Of course, a project's reasonable valuation is influenced by multiple factors, so it is not very logical for UNI to suddenly hit a valuation ceiling, so a lower estimate of around $26 is still worth looking forward to.
5. Between the reality and imagination of dividends: opportunities, paths, and risks
You might be wondering: revenue sharing sounds great, but can it really be realized?
In fact, this question has been an unresolved puzzle hanging over the leading DeFi projects for the past few years. Now, Uniswap, aside from the aforementioned regulatory, governance, and technical issues being properly addressed, is actually not the first to take the plunge in the industry:
SushiSwap has incentivized token holders with 'transaction fees' since its inception;
Protocols like GMX, dYdX, etc., have long formed a market mentality of 'staking = income rights';
The new generation of trading protocols like Ambient, Maverick, Pancake v4, have all integrated 'revenue sharing logic' from their launch stages.
But that doesn’t mean the risks have disappeared.
The fee switch has not yet officially launched, and all valuation expectations are still based on 'reasonable' assumptions;
A 2% perpetual inflation mechanism was launched this year.
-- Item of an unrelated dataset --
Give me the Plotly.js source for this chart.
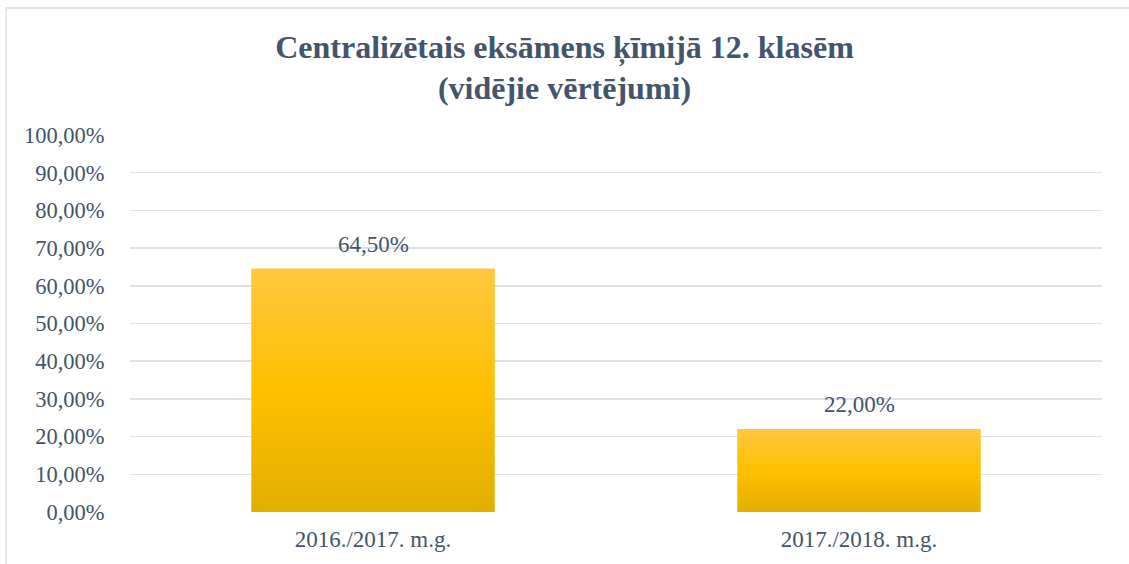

Before dividends are realized, each newly added UNI actually dilutes the value of existing holders;
In addition, the activation of the fee switch does not mean that everyone can 'sit back and enjoy the benefits'; dividends may require thresholds, and the actual proportion of those who can enjoy cash flow sharing is still unknown.
The most critical risk lies in—everything still depends on DAO decisions.
But this time, at least we have seen Uniswap striving forward with great ambition.
Conclusion: Beyond valuation is a bet on direction
At this point, it can be confirmed that Uniswap's valuation logic has indeed reached a turning point.
The only lagging factor is the market sentiment and pricing model.
From the current data, Uniswap's trading volume has returned to a high level, and the revenue sharing mechanism is beginning to have the possibility of implementation, while the cash flow model is reshaping the market's understanding of UNI. Compared to the vague narratives during the bubble period, today's Uniswap has a stronger foundation for 'value return.'
Of course, the valuation model can only tell us: 'If everything goes smoothly, how much can UNI be worth?'
Ultimately, UNI's value lies not just in whether it can provide dividends, but in whether it can regain its voice at the moment when the DeFi narrative is least favored.
Because the market does not always price rationally, but it will always catch up eventually. And this time, perhaps it is time to go back to class.
The data in this article is based on statistics from August 8 to August 10, 2025, and subsequent situations may vary.